The trade has met the autumn statement with mixed reactions as chancellor Jeremy Hunt made no comment on plans to either reintroduce duty freeze or press ahead with increases.

While the Scotch Whisky Association (SWA) “welcomed HM Treasury’s clarification that any decision on alcohol duty rates will be deferred”, the Wine & Spirit Trade Association (WSTA) said there is little cause for celebration.

SWA chief executive Mark Kent said: “Over the next few months, we look forward to working with the chancellor, who was true to his word and listened to the industry over the past month as we made the case for reinstatement of the duty freeze. Previous freezes have consistently delivered more revenue for the Exchequer, and have enabled the industry to invest in our supply chain, create jobs, support hospitality – boosting the UK economy.”

However, WSTA chief executive Miles Beale said: “There is nothing to welcome or comment on.

“We have no further information other than that the chancellor has not yet decided by how much, or when, alcohol duty will be increased.” 

Beale did, however, echo the SWA in the need to continue to work with the Treasury on the matter.

“We will continue to ask to meet with Treasury ministers as a matter of urgency,” he added.

Earlier this month, trade organisations and drinks companies across the UK united to call on the government to reintroduce a freeze on alcohol duty, after previous plans were reversed.

Former chancellor Kwasi Kwarteng said in late September that the government would not let alcohol duty rates rise in line with RPI. “I can announce that the planned increases in the duty rates for beer, for cider, for wine, and for spirits will all be cancelled,” he said at the time.

Less than a month later, new chancellor Hunt announced a U-turn on the plan – and many in the trade were hoping the autumn statement would see a return to a duty freeze.

The chancellor also failed to outline plans for ongoing energy support for businesses beyond next spring.
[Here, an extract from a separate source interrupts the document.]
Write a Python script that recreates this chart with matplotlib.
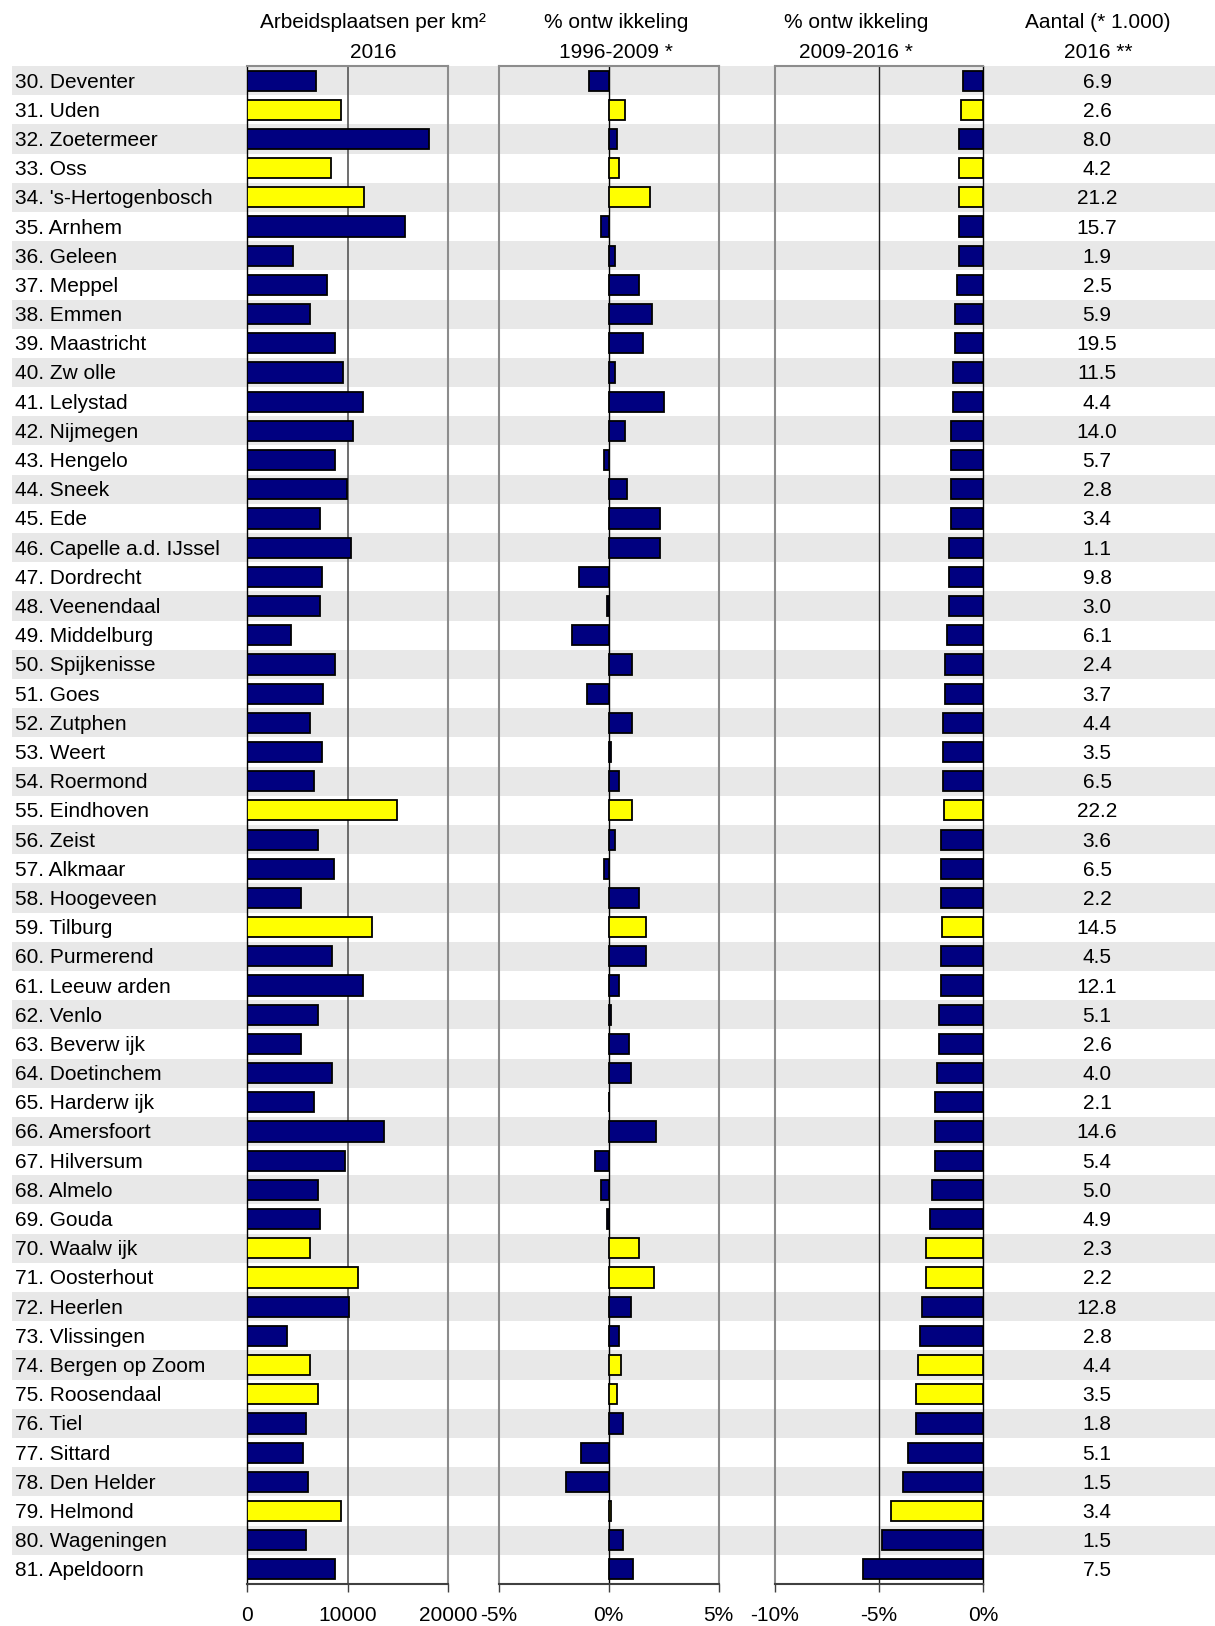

“Without lower beer duty or detail on whether energy costs will dramatically increase early next year, pubs and brewers will still be forced to continue to make incredibly difficult decisions,” said British Beer & Pub Association chief executive Emma McClarkin. “The last thing they want to do is increase costs for their customers.”

Elsewhere, the chancellor announced a £13.6 billion package of support for business rates payers in England. 

“To protect businesses from rising inflation, the multiplier will be frozen in 2023-24 while relief for 230,000 businesses in retail, hospitality and leisure sectors was also increased from 50% to 75% next year,” he said.

The Association of Convenience Stores (ACS) said its members welcomed the news on business rates, though more support amid rising energy costs will be necessary.

ACS chief executive James Lowman said: “We welcome the freeze of the business rates multiplier for another year. The extension and increase in the retail, hospitality and leisure relief scheme will be warmly welcomed by small business in particular.”